Kentucky jockey Calvin Borel makes his living riding the rail. It's the shortest way around a racetrack, yet few jockeys are as comfortable down there as he is.
Of course, the rail doesn't mean much if you don't have a horse good enough underneath you. Borel certainly did in the Kentucky Derby, guiding Super Saver on the short path in the slop to a 2-length victory, his third in four years.
Borel won his first Derby in 2007 with a rail-hugging ride aboard favorite Street Sense, and his second with 50-1 long shot Mine That Bird last year in a muddy dash from last to first along the rail.
This year wasn't as dramatic, since Super Saver was never worse than sixth in the 2000m race. But Borel did it in his trademark style - keeping close to the rail and swinging outside just once to pass Conveyance before zooming right back inside.

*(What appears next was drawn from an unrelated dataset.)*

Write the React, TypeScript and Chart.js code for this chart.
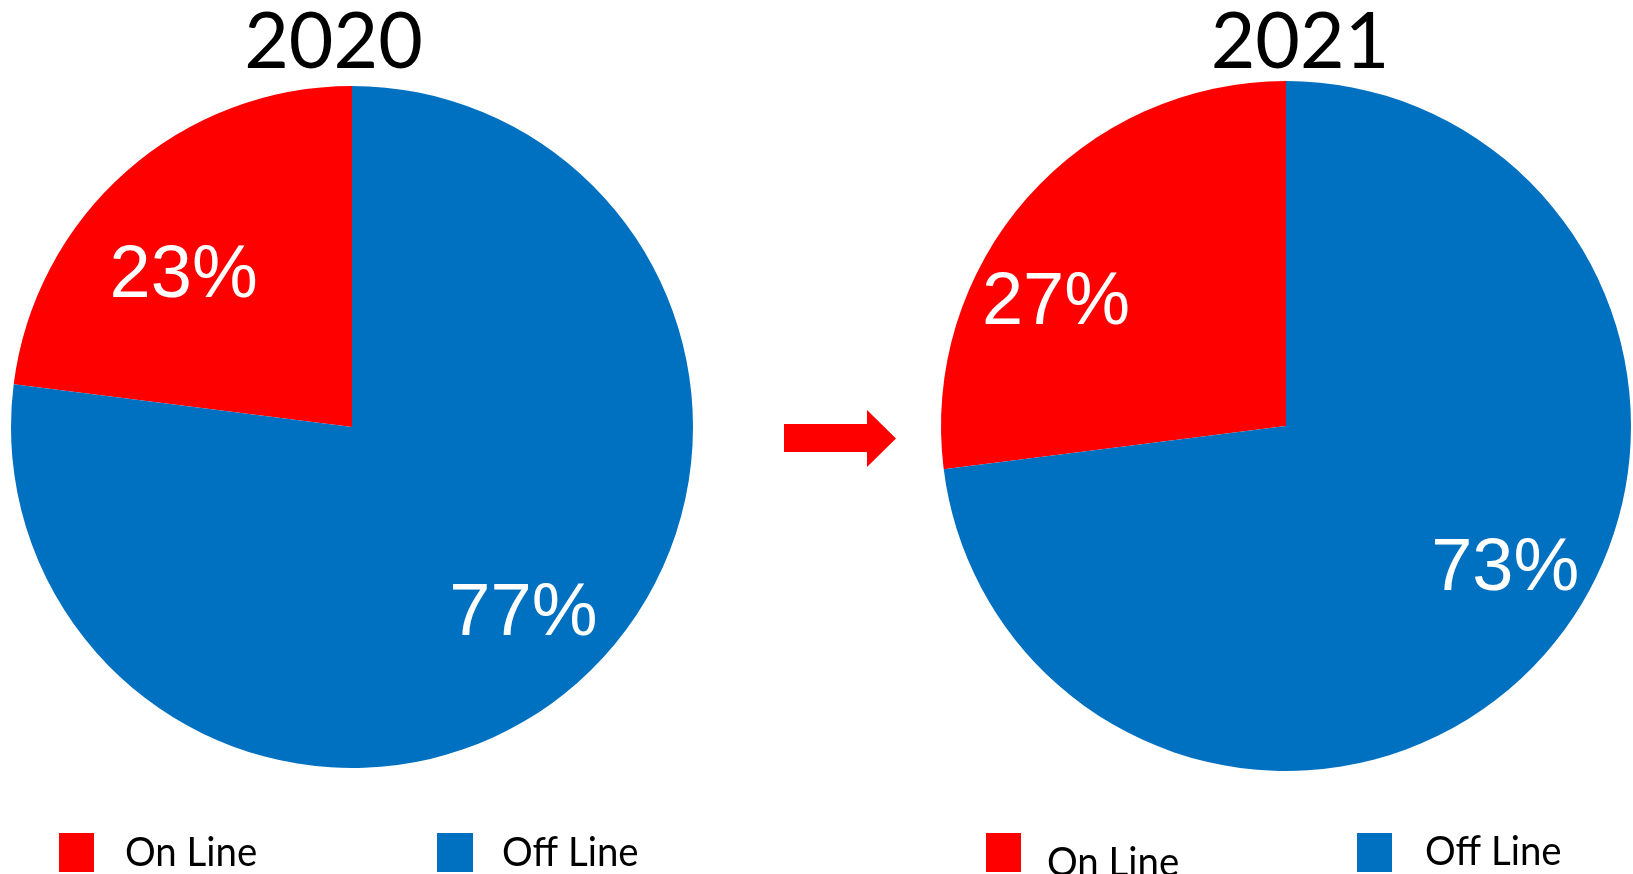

"He could paint the fence while he's going," US Hall of Fame trainer D Wayne Lukas said.
Actually, Borel said, Super Saver wasn't that close.
"Now Mine That Bird might have scraped the fence," he said. "He was all right. I had plenty of room."
Borel isn't expected to deviate from his famed style when he rides Super Saver in the Preakness Stakes on Sunday, aiming for a victory that would set them up for a US Triple Crown attempt.
"He has the talent to do it," Borel said about a Triple Crown sweep. "It's hard to say you're going to win it, but he's peaking at the right time."
Hall of Fame trainer Bob Baffert has been burned by Borel before. He thought he had his fourth Derby victory in the bag last year, but Borel came zooming up the rail - a path Baffert calls the Borel Trail - on Mine That Bird to overtake front-running Pioneer Of The Nile.
"He knows if he gets on top of the rail, it's a big advantage," Baffert said. "Lots of guys try it, but they can't do it. He's got it mastered. He can get a horse to relax. He's got really great hands."
Borel has enjoyed his greatest success at Churchill Downs, a track similar to Louisiana Downs, where the Cajun honed his riding skills and learned to take the shortest way around the track.
He even hugs the rail in the mornings when he's exercising horses.
"I love to ride the fence," he said. "You can't be scared. If I can't do it my way and get the job done, that's when I'm going to retire."
As much as Borel loves it down low, some horses dislike the rail, forcing him out a length or as far as the middle of the track. Others, though, prefer running with the rail on one side, where another horse can't come up inside them and they won't be bumped.
"In a race, you've got to learn how to put one down there," Borel's agent, Jerry Hissam, said. "Most of these horses, when you turn for home, they're starting to drift, they're starting to get tired. You've got to know how to put them down in there and keep them down in there. And why can't anybody else do it? I don't know."
"We all know what he's going to do," said fellow jockey Robby Albarado, who finished 14th in the Derby. "He just does it anyway."
The inside path isn't always open to Borel. "He's got shut off before. They got out in front of him sometimes," Hissam said. "A lot of times it's because he doesn't have the right horse to get to that spot. The hole is going faster than he is. He can't catch the hole so he can't get through it."
Borel is keeping tabs on Super Saver at Churchill Downs, where the colt is training for the Preakness and is scheduled to arrive at Pimlico on Thursday, three days before the 1900m race.
Super Saver had a light schedule before the Derby, with just two races in which he finished third and second. His freshness could work in his favour during the gruelling five-week Triple Crown campaign.
"God willing, he's a colt that will take us all the way because he's a nice horse," Borel said.
Only 11 horses have swept the Kentucky Derby, Preakness and Belmont, with Affirmed the last to do so in 1978.
The Preakness is limited to 14 starters, with the field being declared at Thursday's draw.